**Aim of the exercise**
Give every line of the data again, unchanged, but with no pictures.
** begin **
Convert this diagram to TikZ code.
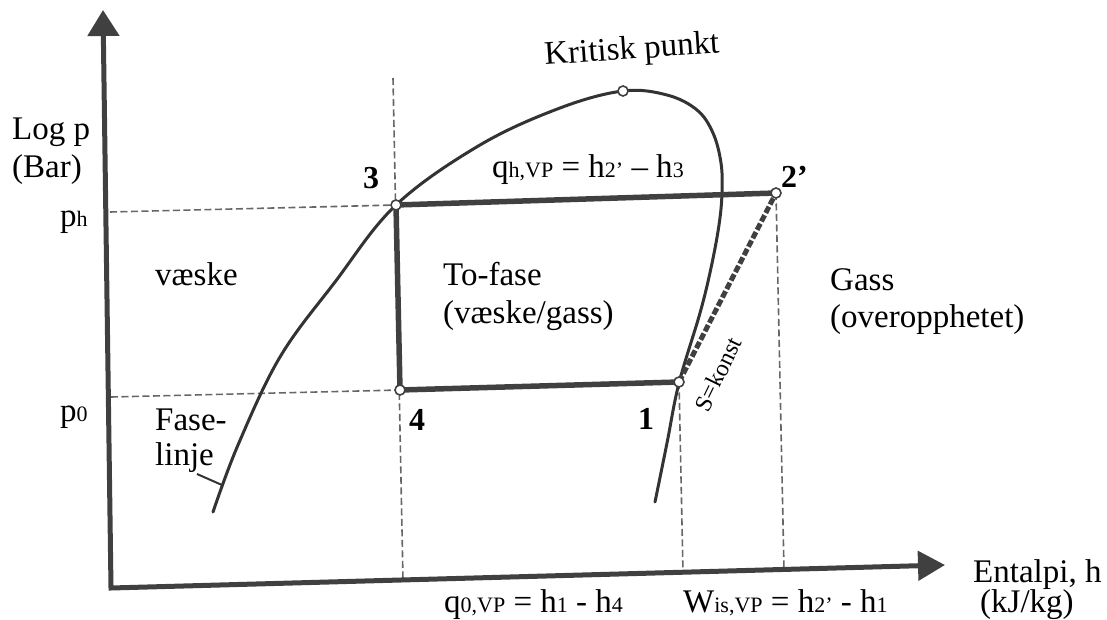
\documentclass[tikz,border=0pt]{standalone}
\usepackage{fontspec}
\setmainfont{Liberation Serif}
\usetikzlibrary{arrows.meta}
\newcommand\lowtxt[1]{{\fontsize{22}{22}\selectfont #1}}
\begin{document}
\begin{tikzpicture}[x=1pt,y=-1pt,
  axisline/.style={line width=5pt, draw=black!75, line join=miter},
  dome/.style={line width=3pt, draw=black!80, line cap=round},
  cyc/.style={line width=5.5pt, draw=black!75},
  guide/.style={line width=1.6pt, draw=black!60, dash pattern=on 7pt off 3.5pt},
  ptc/.style={circle, draw=black!75, fill=white, line width=1.6pt, minimum size=10pt, inner sep=0pt},
  lbl/.style={font=\fontsize{33}{38}\selectfont, inner sep=0pt, anchor=base west},
  num/.style={font=\fontsize{32}{36}\selectfont\bfseries, inner sep=0pt, anchor=base west}]
\useasboundingbox (0,0) rectangle (1107,620);
% coordinates
\coordinate (O) at (111,588);
\coordinate (Ytip) at (103,10);
\coordinate (Xtip) at (945,565);
\coordinate (c1) at (679,382);
\coordinate (c2) at (776,193);
\coordinate (c3) at (396,205);
\coordinate (c4) at (400,390);
\coordinate (ck) at (623,91);
\coordinate (phL) at (110,212);
\coordinate (p0L) at (111,397);
\coordinate (v3top) at (393,78);
\coordinate (v4bot) at (403,580);
\coordinate (v1bot) at (683,572);
\coordinate (v2bot) at (784,570);
\coordinate (tickA) at (197,474);
\coordinate (tickB) at (222,485);
% guides
\draw[guide] (phL) -- (c3);
\draw[guide] (p0L) -- (c4);
\draw[guide] (v3top) -- (v4bot);
\draw[guide] (c1) -- (v1bot);
\draw[guide] (c2) -- (v2bot);
% axes
\draw[axisline, {Triangle[length=26pt,width=31pt]}-{Triangle[length=27pt,width=29pt]}] (Ytip) -- (O) -- (Xtip);
% dome
\draw[dome] plot[smooth, tension=0.6] coordinates {(213,512) (238,445) (280,357) (335,282) (396,205) (480,145) (560,108) (623,91) (667,95) (697,110) (713,133) (721,163) (722,193) (719,225) (711,268) (700,313) (679,383) (667,443) (655,502)};
\draw[line width=2pt, draw=black!80] (tickA) -- (tickB);
% cycle
\draw[cyc] (c3) -- (c2);
\draw[cyc] (c3) -- (c4) -- (c1);
\draw[cyc, line width=5pt, dash pattern=on 7pt off 2.5pt] (c1) -- (c2);
% points
\node[ptc] (P1) at (c1) {};
\node[ptc] (P2) at (c2) {};
\node[ptc] (P3) at (c3) {};
\node[ptc] (P4) at (c4) {};
\node[ptc] (PK) at (ck) {};
% labels
\node[lbl] (logp) at (12,140) {Log p};
\node[lbl] (bar) at (12,178) {(Bar)};
\node[lbl] (ph) at (60,227) {p\lowtxt{h}};
\node[lbl] (p0) at (60,421) {p\lowtxt{0}};
\node[lbl] (vaeske) at (155,285) {væske};
\node[lbl] (fase) at (155,430) {Fase-};
\node[lbl] (linje) at (155,465) {linje};
\node[lbl] (tofase) at (443,285) {To-fase};
\node[lbl] (tofase2) at (443,323) {(væske/gass)};
\node[lbl] (gass) at (830,290) {Gass};
\node[lbl] (gass2) at (830,327) {(overopphetet)};
\node[lbl, rotate=4] (krit) at (545,65) {Kritisk punkt};
\node[lbl] (qh) at (492,178) {q\lowtxt{h,VP} = h\lowtxt{2’} – h\lowtxt{3}};
\node[lbl] (q0) at (444,612) {q\lowtxt{0,VP} = h\lowtxt{1} - h\lowtxt{4}};
\node[lbl] (wis) at (683,612) {W\lowtxt{is,VP} = h\lowtxt{2’} - h\lowtxt{1}};
\node[lbl] (ent) at (973,582) {Entalpi, h};
\node[lbl] (kj) at (980,612) {(kJ/kg)};
\node[font=\fontsize{24}{28}\selectfont, inner sep=0pt, rotate=64] (skonst) at (718,374) {S=konst};
\node[num] (n3) at (363,189) {3};
\node[num] (n2) at (781,188) {2’};
\node[num] (n4) at (409,430) {4};
\node[num] (n1) at (638,429) {1};
\end{tikzpicture}
\end{document}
** end **
**The reply**
Convert this diagram to TikZ code.
\documentclass[tikz,border=0pt]{standalone}
\usepackage{fontspec}
\setmainfont{Liberation Serif}
\usetikzlibrary{arrows.meta}
\newcommand\lowtxt[1]{{\fontsize{22}{22}\selectfont #1}}
\begin{document}
\begin{tikzpicture}[x=1pt,y=-1pt,
  axisline/.style={line width=5pt, draw=black!75, line join=miter},
  dome/.style={line width=3pt, draw=black!80, line cap=round},
  cyc/.style={line width=5.5pt, draw=black!75},
  guide/.style={line width=1.6pt, draw=black!60, dash pattern=on 7pt off 3.5pt},
  ptc/.style={circle, draw=black!75, fill=white, line width=1.6pt, minimum size=10pt, inner sep=0pt},
  lbl/.style={font=\fontsize{33}{38}\selectfont, inner sep=0pt, anchor=base west},
  num/.style={font=\fontsize{32}{36}\selectfont\bfseries, inner sep=0pt, anchor=base west}]
\useasboundingbox (0,0) rectangle (1107,620);
% coordinates
\coordinate (O) at (111,588);
\coordinate (Ytip) at (103,10);
\coordinate (Xtip) at (945,565);
\coordinate (c1) at (679,382);
\coordinate (c2) at (776,193);
\coordinate (c3) at (396,205);
\coordinate (c4) at (400,390);
\coordinate (ck) at (623,91);
\coordinate (phL) at (110,212);
\coordinate (p0L) at (111,397);
\coordinate (v3top) at (393,78);
\coordinate (v4bot) at (403,580);
\coordinate (v1bot) at (683,572);
\coordinate (v2bot) at (784,570);
\coordinate (tickA) at (197,474);
\coordinate (tickB) at (222,485);
% guides
\draw[guide] (phL) -- (c3);
\draw[guide] (p0L) -- (c4);
\draw[guide] (v3top) -- (v4bot);
\draw[guide] (c1) -- (v1bot);
\draw[guide] (c2) -- (v2bot);
% axes
\draw[axisline, {Triangle[length=26pt,width=31pt]}-{Triangle[length=27pt,width=29pt]}] (Ytip) -- (O) -- (Xtip);
% dome
\draw[dome] plot[smooth, tension=0.6] coordinates {(213,512) (238,445) (280,357) (335,282) (396,205) (480,145) (560,108) (623,91) (667,95) (697,110) (713,133) (721,163) (722,193) (719,225) (711,268) (700,313) (679,383) (667,443) (655,502)};
\draw[line width=2pt, draw=black!80] (tickA) -- (tickB);
% cycle
\draw[cyc] (c3) -- (c2);
\draw[cyc] (c3) -- (c4) -- (c1);
\draw[cyc, line width=5pt, dash pattern=on 7pt off 2.5pt] (c1) -- (c2);
% points
\node[ptc] (P1) at (c1) {};
\node[ptc] (P2) at (c2) {};
\node[ptc] (P3) at (c3) {};
\node[ptc] (P4) at (c4) {};
\node[ptc] (PK) at (ck) {};
% labels
\node[lbl] (logp) at (12,140) {Log p};
\node[lbl] (bar) at (12,178) {(Bar)};
\node[lbl] (ph) at (60,227) {p\lowtxt{h}};
\node[lbl] (p0) at (60,421) {p\lowtxt{0}};
\node[lbl] (vaeske) at (155,285) {væske};
\node[lbl] (fase) at (155,430) {Fase-};
\node[lbl] (linje) at (155,465) {linje};
\node[lbl] (tofase) at (443,285) {To-fase};
\node[lbl] (tofase2) at (443,323) {(væske/gass)};
\node[lbl] (gass) at (830,290) {Gass};
\node[lbl] (gass2) at (830,327) {(overopphetet)};
\node[lbl, rotate=4] (krit) at (545,65) {Kritisk punkt};
\node[lbl] (qh) at (492,178) {q\lowtxt{h,VP} = h\lowtxt{2’} – h\lowtxt{3}};
\node[lbl] (q0) at (444,612) {q\lowtxt{0,VP} = h\lowtxt{1} - h\lowtxt{4}};
\node[lbl] (wis) at (683,612) {W\lowtxt{is,VP} = h\lowtxt{2’} - h\lowtxt{1}};
\node[lbl] (ent) at (973,582) {Entalpi, h};
\node[lbl] (kj) at (980,612) {(kJ/kg)};
\node[font=\fontsize{24}{28}\selectfont, inner sep=0pt, rotate=64] (skonst) at (718,374) {S=konst};
\node[num] (n3) at (363,189) {3};
\node[num] (n2) at (781,188) {2’};
\node[num] (n4) at (409,430) {4};
\node[num] (n1) at (638,429) {1};
\end{tikzpicture}
\end{document}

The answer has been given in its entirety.